What is KNN Search?

K-Nearest Neighbor (KNN) search is a fundamental technique used to identify the k most similar data points, often represented as vectors, to a given query point within a larger dataset. This process is crucial for various applications where finding items closely resembling a particular input is essential.

How KNN Search Works

At its core, KNN search operates on the principle of proximity. When you have a new piece of data (the query vector) and want to find similar items from a collection, KNN search performs the following steps:

Define the Query: You provide a specific data point, which is your query vector. This vector represents the item you want to find neighbors for.
Measure Similarity: The algorithm calculates the "distance" or "similarity" between your query vector and every other vector in the dataset. This measurement is performed using a predefined similarity metric. Common metrics include:
- Euclidean Distance: Measures the straight-line distance between two points in a multi-dimensional space.
- Cosine Similarity: Measures the cosine of the angle between two vectors, indicating their directional similarity rather than magnitude.
- Manhattan Distance, Minkowski Distance, etc.
Rank and Select: After calculating all similarities, the algorithm sorts the data points based on their similarity to the query vector. It then selects the top k data points that are closest (most similar) to the query.

The value of k (the "K-Nearest") is a predefined integer that determines how many neighbors will be returned.

Key Components of KNN Search

Understanding the core elements helps clarify how KNN search functions:

k (Number of Neighbors): This integer value specifies how many of the closest data points should be retrieved.
Query Vector: The input data point for which similar items are to be found.
Data Vectors: The collection of existing data points within the dataset against which the query vector is compared.
Similarity Metric: A mathematical function that quantifies the resemblance or dissimilarity between any two vectors. The choice of metric is critical as it defines what "similar" means in a given context.

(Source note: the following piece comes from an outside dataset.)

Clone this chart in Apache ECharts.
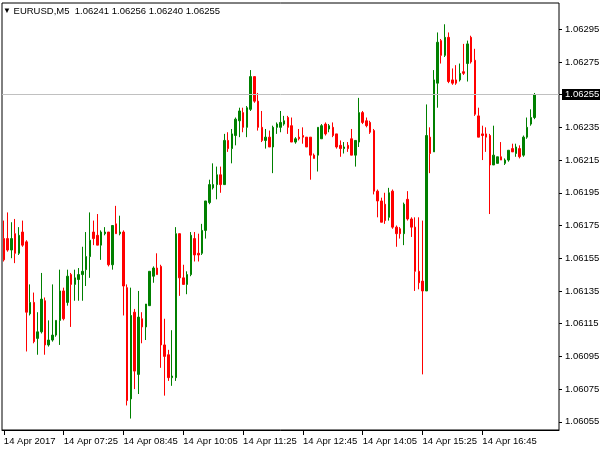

Practical Applications of KNN Search

KNN search is a versatile tool leveraged across various domains due to its effectiveness in identifying similar items.

Common Use Cases:

Relevance Ranking based on Natural Language Processing (NLP) Algorithms:
- Example: In a search engine, if a user types a query, KNN can find documents or articles (represented as vectors generated by NLP) that are semantically most similar to the query, thus providing relevant results.
Product Recommendations and Recommendation Engines:
- Example: E-commerce platforms use KNN to suggest products. If a user views or buys a certain item, the system can find k other users with similar purchasing habits or k products that are most similar to the one viewed, recommending them to the user.
Similarity Search for Images or Videos:
- Example: Given an image, a KNN search can quickly retrieve k visually similar images from a vast database. This is useful for content organization, copyright infringement detection, or visual search features.

Other Applications:

Anomaly Detection: Identifying data points that are unusually far from their k nearest neighbors can signal anomalies or outliers.
Content-Based Filtering: Recommending items based on their intrinsic properties (e.g., recommending movies similar in genre, director, actors to one a user liked).

Advantages of KNN Search

Simplicity: Easy to understand and implement.
No Training Phase: Unlike many machine learning algorithms, KNN does not require a specific training phase; it learns from the entire dataset at the time of query.
Flexibility: Can be used with any type of data for which a similarity metric can be defined.

Summary of KNN Search Components and Uses

Component / Aspect	Description
Goal	Find the `k` nearest data points to a query.
Input	A `query vector` and a dataset of `data vectors`.
Core Mechanism	Calculates `similarity metric` between vectors.
Output	`k` most similar (nearest) data vectors.
Key Parameter	`k` (the number of neighbors).
Use Cases	Relevance ranking, product recommendations, image/video similarity search.

KNN search is a powerful and intuitive method for finding similar items in high-dimensional data, forming the backbone of many modern search, recommendation, and data analysis systems.